I am in high school, and we started learning De Moivre's formula. I had some problems with my homework concerning rooting of z. So far, this is what I know about the formula:

$\sqrt[n]{z}= \sqrt[n]{r}\left (\cos \left(\dfrac{\phi+2k\pi}{n} \right)+i\sin \left(\dfrac{\phi+2k\pi}{n} \right) \right)$

where $z = a + bi$ and $r = \sqrt{a^2 + b^2}$

Now here's the problem. What is $\phi$ equal to? My professor told us that $\phi = \arctan \left(\dfrac ba \right)$ but this seems incorrect to me.
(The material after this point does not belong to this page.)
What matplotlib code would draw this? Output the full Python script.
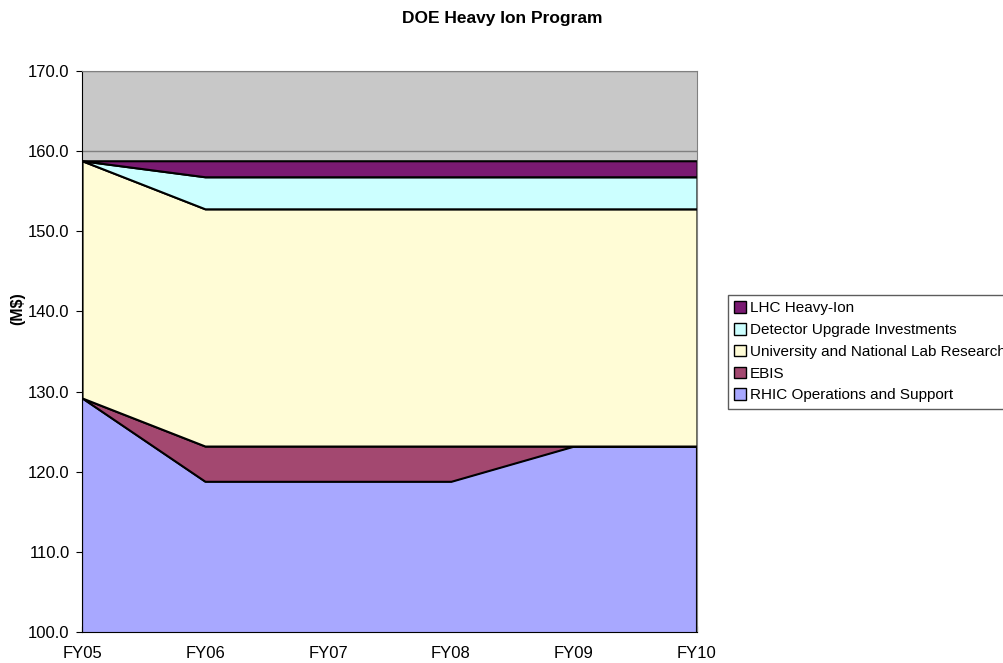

In my homework I had a simple equation of $x^2 + 1 = 0$ where $x = \sqrt{-1}$ and if you try solving $\phi$ with the above formula, you will get it to be 0, whereas the correct answer is $\phi = \pi$

So is $\phi = \arctan \left(\dfrac ba \right)$ a wrong way to find $\phi$, or am I mistaking somewhere?

Answer 1

If you write a complex number $a+bi$ in polar form $r(\cos\phi+i\sin\phi),$ then you must have $a=r\cos\phi$ and $b=r\sin\phi.$ Dividing these equations gives $$\frac ba=\tan\phi,$$ where $r\ne 0.$ So yes, you have that $$\phi=\arctan\left(\frac ba\right).$$

Answer 2

In fact $,\phi=\arctan \frac {-1}0$ as $b<0,a=0$ $\phi $ will lie in the Third Quadrant

For more example, let $z=-1-i,$

$\arctan \frac{-1}{-1}\ne \arctan \frac11$ as $b<0,a<0,\phi $ will lie in the Third Quadrant

The details can be found here

There is a range of values $n$ that can assume, that is $0,1,2\cdots, n-1$ (explained here) so as to give $n$ roots of $x^n=r$

Here $\displaystyle x^2=-1=\cos(2n\pi+\pi)+i\sin(2n\pi+\pi)$

$$\implies x=\cos\frac{(2n+1)\pi}2+i\sin\frac{(2n+1)\pi}2=i\sin\frac{(2n+1)\pi}2$$ where $n=0,1$